• **What you are asked to do**:
Omit all images, then return the remaining material exactly as it stands.

• **Information provided**:

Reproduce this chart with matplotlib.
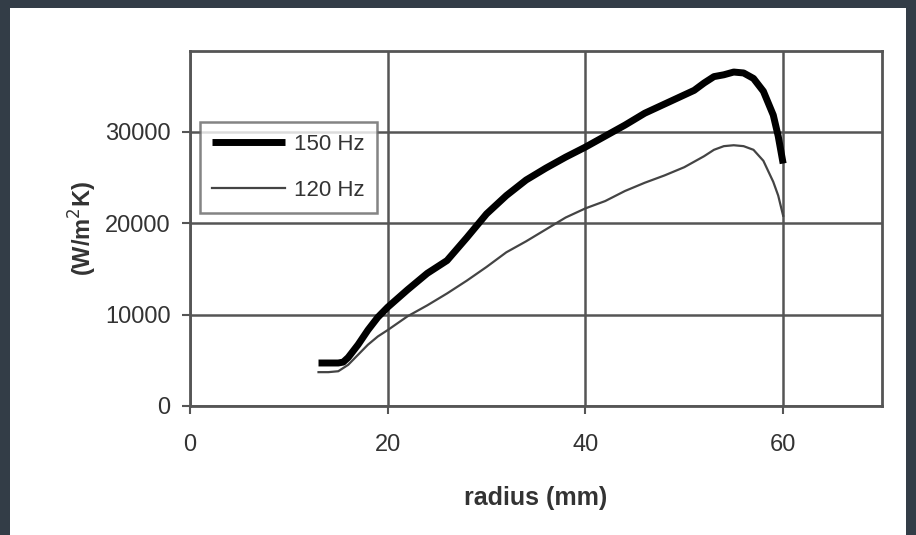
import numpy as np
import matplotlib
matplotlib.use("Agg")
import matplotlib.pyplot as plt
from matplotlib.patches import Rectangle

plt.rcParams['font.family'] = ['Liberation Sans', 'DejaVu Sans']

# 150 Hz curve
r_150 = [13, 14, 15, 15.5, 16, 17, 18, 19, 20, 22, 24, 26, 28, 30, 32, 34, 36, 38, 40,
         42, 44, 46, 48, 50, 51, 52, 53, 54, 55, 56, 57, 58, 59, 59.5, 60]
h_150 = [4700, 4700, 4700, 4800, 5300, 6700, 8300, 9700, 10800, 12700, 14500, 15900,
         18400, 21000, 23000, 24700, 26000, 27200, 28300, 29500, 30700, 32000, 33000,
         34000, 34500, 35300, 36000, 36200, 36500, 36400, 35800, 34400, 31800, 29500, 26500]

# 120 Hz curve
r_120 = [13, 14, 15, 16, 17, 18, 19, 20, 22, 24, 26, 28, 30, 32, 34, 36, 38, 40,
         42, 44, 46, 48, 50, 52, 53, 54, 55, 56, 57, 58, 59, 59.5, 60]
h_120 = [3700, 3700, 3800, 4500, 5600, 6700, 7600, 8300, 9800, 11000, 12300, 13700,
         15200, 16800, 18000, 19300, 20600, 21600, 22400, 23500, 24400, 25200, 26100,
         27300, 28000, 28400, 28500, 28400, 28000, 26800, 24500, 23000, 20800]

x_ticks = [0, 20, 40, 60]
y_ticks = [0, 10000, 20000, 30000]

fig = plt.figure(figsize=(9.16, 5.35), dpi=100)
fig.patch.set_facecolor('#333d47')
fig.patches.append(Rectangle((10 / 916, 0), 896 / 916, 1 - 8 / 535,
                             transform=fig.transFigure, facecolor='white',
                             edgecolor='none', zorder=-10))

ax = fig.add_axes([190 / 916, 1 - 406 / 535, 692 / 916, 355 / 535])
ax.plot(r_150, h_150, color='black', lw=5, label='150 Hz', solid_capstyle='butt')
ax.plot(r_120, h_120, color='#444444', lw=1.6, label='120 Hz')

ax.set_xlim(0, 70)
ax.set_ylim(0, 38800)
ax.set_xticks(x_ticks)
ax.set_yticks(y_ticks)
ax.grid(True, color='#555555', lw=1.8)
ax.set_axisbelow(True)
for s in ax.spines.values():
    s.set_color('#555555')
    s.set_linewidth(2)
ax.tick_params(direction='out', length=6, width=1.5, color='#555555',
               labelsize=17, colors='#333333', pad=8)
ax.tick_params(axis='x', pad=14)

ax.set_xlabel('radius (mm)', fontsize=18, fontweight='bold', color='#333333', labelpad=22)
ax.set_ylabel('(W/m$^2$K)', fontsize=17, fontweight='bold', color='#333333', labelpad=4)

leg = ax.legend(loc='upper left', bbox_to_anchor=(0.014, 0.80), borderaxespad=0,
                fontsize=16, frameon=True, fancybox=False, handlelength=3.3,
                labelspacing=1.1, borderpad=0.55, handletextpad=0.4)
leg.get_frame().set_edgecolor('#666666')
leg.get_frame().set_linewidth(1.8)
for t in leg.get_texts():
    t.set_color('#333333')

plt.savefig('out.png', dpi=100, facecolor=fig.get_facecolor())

• **Complete answer**:
Reproduce this chart with matplotlib.
import numpy as np
import matplotlib
matplotlib.use("Agg")
import matplotlib.pyplot as plt
from matplotlib.patches import Rectangle

plt.rcParams['font.family'] = ['Liberation Sans', 'DejaVu Sans']

# 150 Hz curve
r_150 = [13, 14, 15, 15.5, 16, 17, 18, 19, 20, 22, 24, 26, 28, 30, 32, 34, 36, 38, 40,
         42, 44, 46, 48, 50, 51, 52, 53, 54, 55, 56, 57, 58, 59, 59.5, 60]
h_150 = [4700, 4700, 4700, 4800, 5300, 6700, 8300, 9700, 10800, 12700, 14500, 15900,
         18400, 21000, 23000, 24700, 26000, 27200, 28300, 29500, 30700, 32000, 33000,
         34000, 34500, 35300, 36000, 36200, 36500, 36400, 35800, 34400, 31800, 29500, 26500]

# 120 Hz curve
r_120 = [13, 14, 15, 16, 17, 18, 19, 20, 22, 24, 26, 28, 30, 32, 34, 36, 38, 40,
         42, 44, 46, 48, 50, 52, 53, 54, 55, 56, 57, 58, 59, 59.5, 60]
h_120 = [3700, 3700, 3800, 4500, 5600, 6700, 7600, 8300, 9800, 11000, 12300, 13700,
         15200, 16800, 18000, 19300, 20600, 21600, 22400, 23500, 24400, 25200, 26100,
         27300, 28000, 28400, 28500, 28400, 28000, 26800, 24500, 23000, 20800]

x_ticks = [0, 20, 40, 60]
y_ticks = [0, 10000, 20000, 30000]

fig = plt.figure(figsize=(9.16, 5.35), dpi=100)
fig.patch.set_facecolor('#333d47')
fig.patches.append(Rectangle((10 / 916, 0), 896 / 916, 1 - 8 / 535,
                             transform=fig.transFigure, facecolor='white',
                             edgecolor='none', zorder=-10))

ax = fig.add_axes([190 / 916, 1 - 406 / 535, 692 / 916, 355 / 535])
ax.plot(r_150, h_150, color='black', lw=5, label='150 Hz', solid_capstyle='butt')
ax.plot(r_120, h_120, color='#444444', lw=1.6, label='120 Hz')

ax.set_xlim(0, 70)
ax.set_ylim(0, 38800)
ax.set_xticks(x_ticks)
ax.set_yticks(y_ticks)
ax.grid(True, color='#555555', lw=1.8)
ax.set_axisbelow(True)
for s in ax.spines.values():
    s.set_color('#555555')
    s.set_linewidth(2)
ax.tick_params(direction='out', length=6, width=1.5, color='#555555',
               labelsize=17, colors='#333333', pad=8)
ax.tick_params(axis='x', pad=14)

ax.set_xlabel('radius (mm)', fontsize=18, fontweight='bold', color='#333333', labelpad=22)
ax.set_ylabel('(W/m$^2$K)', fontsize=17, fontweight='bold', color='#333333', labelpad=4)

leg = ax.legend(loc='upper left', bbox_to_anchor=(0.014, 0.80), borderaxespad=0,
                fontsize=16, frameon=True, fancybox=False, handlelength=3.3,
                labelspacing=1.1, borderpad=0.55, handletextpad=0.4)
leg.get_frame().set_edgecolor('#666666')
leg.get_frame().set_linewidth(1.8)
for t in leg.get_texts():
    t.set_color('#333333')

plt.savefig('out.png', dpi=100, facecolor=fig.get_facecolor())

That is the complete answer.